Gaetano cerca casa

Ci scuserà Gaetano Quagliariello, ma il suo ravvedimento non riesce a scaldarci il cuore. La lettera inviata ad Angelino Alfano con la quale il senatore rassegna le dimissioni dall’incarico di coordinatore nazionale del partito, certamente prelude ad un’uscita “rumorosa” dal Nuovo Centrodestra.

Siamo ugualmente certi della genuinità del disagio manifestato dal dirigente politico di fronte all’ingloriosa consunzione del partito che ha contribuito a fondare. Tuttavia è lecito domandarsi se Quagliariello abbia davvero mai creduto che la rottura con Forza Italia e il soccorso prestato a Matteo Renzi potesse poggiare su un fondamento ideale sostenibile? Al contrario dei compagni del Partito democratico che hanno letto Lenin, non pensiamo che la verità sia rivoluzionaria, piuttosto essa ci appare quasi sempre banale. Voler trovare a tutti i costi virtuose motivazioni nei comportamenti umani è sterile esercizio morale. L’interesse spicciolo alimenta il mondo meglio di qualsiasi altro propellente, soprattutto quello dei piccoli uomini che si contentano delle piccole cose.

La storia è questa: quando si è trattato di decidere se mollare Silvio Berlusconi e tenersi le poltrone, Alfano e i suoi hanno impiegato un nanosecondo a fare i bagagli. Consumato il tradimento, i “caporali coraggiosi” si sono affidati a quelle due o tre teste pensanti arruolate per confezionare uno straccio di linea politica che servisse a giustificare il salto del fosso. Quagliariello era tra quelle. Inizialmente, gli “illuminati” si sono detti che l’Ncd si sarebbe limitato a garantire, con la presenza in maggioranza, il processo riformatore dell’architettura istituzionale del Paese. E stop. Poi è accaduto che Renzi, intuendo che gli alfaniani si erano cacciati in un vicolo cieco, ha pensato bene di usarli come corpo contundente contro la minoranza interna “dem”. E loro, tutti con la sola eccezione di una riottosa Nunzia De Girolamo, ci sono stati. Erano ormai troppo compromessi per tornare indietro e troppo spaventati all’idea di perdere quel poco di potere raccattato. Nel frattempo, il nuovo Pd renziano ha avviato una manovra di sfondamento al centro allo scopo di conquistare la quota moderata, indispensabile per puntellare il progetto egemonico del Partito della Nazione. A quel punto il piccolo Ncd, da mosca cocchiera usata da Renzi per penetrare il mondo alieno alla sinistra, è divenuto superfluo nel quadro di un progetto di lungo termine.

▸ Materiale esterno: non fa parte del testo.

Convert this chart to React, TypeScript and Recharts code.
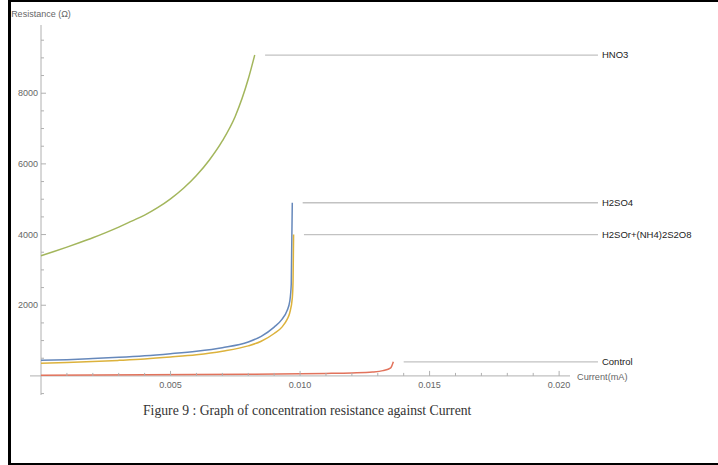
import { LineChart, Line, XAxis, YAxis, ReferenceLine, ReferenceDot } from "recharts";

// Resistance (ohm) against current (mA)
const hno3Current = [0, 0.0005, 0.001, 0.0015, 0.002, 0.0025, 0.003, 0.0035, 0.004, 0.0045, 0.005, 0.0055, 0.006, 0.0065, 0.007, 0.0075, 0.008, 0.00825];
const hno3Resistance = [3400, 3520, 3645, 3775, 3910, 4055, 4210, 4380, 4550, 4760, 5010, 5310, 5670, 6110, 6650, 7350, 8400, 9080];

const h2so4Current = [0, 0.001, 0.002, 0.003, 0.004, 0.005, 0.006, 0.007, 0.008, 0.0085, 0.009, 0.0093, 0.0095, 0.0096, 0.00966, 0.0097];
const h2so4Resistance = [440, 460, 490, 525, 570, 630, 700, 800, 960, 1120, 1380, 1600, 1850, 2100, 2600, 4900];

const mixCurrent = [0, 0.001, 0.002, 0.003, 0.004, 0.005, 0.006, 0.007, 0.008, 0.0085, 0.009, 0.0093, 0.0095, 0.0096, 0.0097, 0.00973, 0.00975];
const mixResistance = [360, 380, 405, 440, 480, 535, 600, 700, 850, 980, 1200, 1380, 1600, 1780, 2200, 2700, 4000];

const controlCurrent = [0, 0.002, 0.004, 0.006, 0.008, 0.01, 0.011, 0.012, 0.0128, 0.0132, 0.0135, 0.0136];
const controlResistance = [20, 25, 30, 38, 48, 60, 70, 85, 110, 150, 230, 400];

const xMajorTicks = [0.005, 0.01, 0.015, 0.02];
const xTickLabels = ["0.005", "0.010", "0.015", "0.020"];
const xMinorTicks = [0.001, 0.002, 0.003, 0.004, 0.006, 0.007, 0.008, 0.009, 0.011, 0.012, 0.013, 0.014, 0.016, 0.017, 0.018, 0.019];
const yMajorTicks = [2000, 4000, 6000, 8000];
const yTickLabels = ["2000", "4000", "6000", "8000"];
const yMinorTicks = [-500, 500, 1000, 1500, 2500, 3000, 3500, 4500, 5000, 5500, 6500, 7000, 7500, 8500, 9000, 9500];

const xDomain = [-0.000425, 0.02042];
const yDomain = [-540, 9930];
const calloutEnd = 0.0215;

const zip = (xs: number[], ys: number[]) => xs.map((x, i) => ({ x, y: ys[i] }));

const series = [
  { name: "HNO3", data: zip(hno3Current, hno3Resistance), color: "#a3b65c" },
  { name: "H2SO4", data: zip(h2so4Current, h2so4Resistance), color: "#6688bb" },
  { name: "H2SOr+(NH4)2S2O8", data: zip(mixCurrent, mixResistance), color: "#dcb23c" },
  { name: "Control", data: zip(controlCurrent, controlResistance), color: "#e2735c" },
];

const sans = "'Liberation Sans', Arial, sans-serif";
const axisColor = "#b0b0b0";
const tickText = "#666";

export default function App() {
  return (
    <div style={{ position: "absolute", left: 0, top: 0, width: 718, height: 465, background: "#fff" }}>
      <div
        style={{
          position: "absolute",
          left: 8,
          top: 0,
          width: 710,
          height: 465,
          boxSizing: "border-box",
          borderStyle: "solid",
          borderColor: "#000",
          borderWidth: "2px 0 2px 3px",
        }}
      />
      <div style={{ position: "absolute", left: 0, top: 0 }}>
        <LineChart width={718} height={465} margin={{ top: 25, right: 148, bottom: 70, left: 30 }}>
          <XAxis type="number" dataKey="x" domain={xDomain} allowDataOverflow hide />
          <YAxis type="number" dataKey="y" domain={yDomain} allowDataOverflow hide />
          <ReferenceLine y={0} stroke={axisColor} strokeWidth={1} />
          <ReferenceLine x={0} stroke={axisColor} strokeWidth={1} />
          {xMinorTicks.map((t) => (
            <ReferenceDot
              key={`xm-${t}`}
              x={t}
              y={0}
              shape={(p: any) => <line x1={p.cx} y1={p.cy} x2={p.cx} y2={p.cy - 3} stroke={axisColor} />}
            />
          ))}
          {xMajorTicks.map((t, i) => (
            <ReferenceDot
              key={`xM-${t}`}
              x={t}
              y={0}
              shape={(p: any) => (
                <g>
                  <line x1={p.cx} y1={p.cy} x2={p.cx} y2={p.cy - 5} stroke={axisColor} />
                  <text x={p.cx} y={p.cy + 12} textAnchor="middle" fontSize={9} fontFamily={sans} fill={tickText}>
                    {xTickLabels[i]}
                  </text>
                </g>
              )}
            />
          ))}
          {yMinorTicks.map((t) => (
            <ReferenceDot
              key={`ym-${t}`}
              x={0}
              y={t}
              shape={(p: any) => <line x1={p.cx} y1={p.cy} x2={p.cx + 3} y2={p.cy} stroke={axisColor} />}
            />
          ))}
          {yMajorTicks.map((t, i) => (
            <ReferenceDot
              key={`yM-${t}`}
              x={0}
              y={t}
              shape={(p: any) => (
                <g>
                  <line x1={p.cx} y1={p.cy} x2={p.cx + 5} y2={p.cy} stroke={axisColor} />
                  <text x={p.cx - 3} y={p.cy + 3} textAnchor="end" fontSize={9} fontFamily={sans} fill={tickText}>
                    {yTickLabels[i]}
                  </text>
                </g>
              )}
            />
          ))}
          <ReferenceDot
            x={xDomain[1]}
            y={0}
            ifOverflow="visible"
            shape={(p: any) => (
              <text x={p.cx + 7} y={p.cy + 4} fontSize={9.2} fontFamily={sans} fill={tickText}>
                Current(mA)
              </text>
            )}
          />
          <ReferenceDot
            x={0}
            y={yDomain[1]}
            ifOverflow="visible"
            shape={(p: any) => (
              <text x={p.cx} y={p.cy - 8} textAnchor="middle" fontSize={9} fontFamily={sans} fill={tickText}>
                Resistance (Ω)
              </text>
            )}
          />
          {series.map((s) => (
            <Line
              key={s.name}
              data={s.data}
              dataKey="y"
              type="monotone"
              stroke={s.color}
              strokeWidth={1.5}
              dot={false}
              isAnimationActive={false}
            />
          ))}
          {series.map((s) => {
            const last = s.data[s.data.length - 1];
            return (
              <ReferenceLine
                key={`c-${s.name}`}
                segment={[
                  { x: last.x + 0.0004, y: last.y },
                  { x: calloutEnd, y: last.y },
                ]}
                ifOverflow="visible"
                stroke="#c2c2c2"
                strokeWidth={1.3}
                label={{ value: s.name, position: "right", offset: 4, fill: "#222", fontSize: 9.5, fontFamily: sans }}
              />
            );
          })}
        </LineChart>
      </div>
      <div
        style={{
          position: "absolute",
          left: 143,
          top: 403,
          fontFamily: "'Liberation Serif', 'Times New Roman', serif",
          fontSize: 13.7,
          color: "#333",
          whiteSpace: "nowrap",
        }}
      >
        Figure 9 : Graph of concentration resistance against Current
      </div>
    </div>
  );
}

Dopo l’approvazione dell’autocastrante “Italicum”, gli alfaniani, da comprimari, sono stati declassati a portatori d’acqua della maggioranza e posti in competizione con la pattuglia di spregiudicati corsari del sottobosco governativo, capitanata da Denis Verdini. È evidente che, in questo schema, per il piccolo Ncd non c’è futuro dopo la fine della legislatura. Oggi Quagliariello se ne duole e vorrebbe tentare una disperata inversione di marcia per la sopravvivenza. Che non ci sarà. Avrebbe dovuto riflettere, prima di abbandonarsi ad un avventurismo politico dimostratosi suicida. Perché per Quagliariello non ci sarà lieto fine? Il senatore vorrebbe riposizionare il centrodestra su una piattaforma programmatica sostanzialmente centrista. Peccato che, mentre lui e i suoi servivano Renzi, la storia è andata avanti determinando nuovi equilibri all’interno della destra. Soprattutto vanno delineandosi con chiarezza i profili di ciascuna delle gambe dell’alleanza che verrà: comunitaristi con la Lega, conservatori con Fitto, sovranisti temperati con Giorgia Meloni, liberali, moderati e “diversamente” popolari con Berlusconi. Quindi, il campo che avrebbe in mente di occupare il senatore pentito è già tenuto da una quota consistente dell’organigramma di Forza Italia.

I giochi sono fatti, anche per il povero Quagliariello che, politicamente, nella sua amata America sarebbe definito un “dead man walking”, un morto che cammina.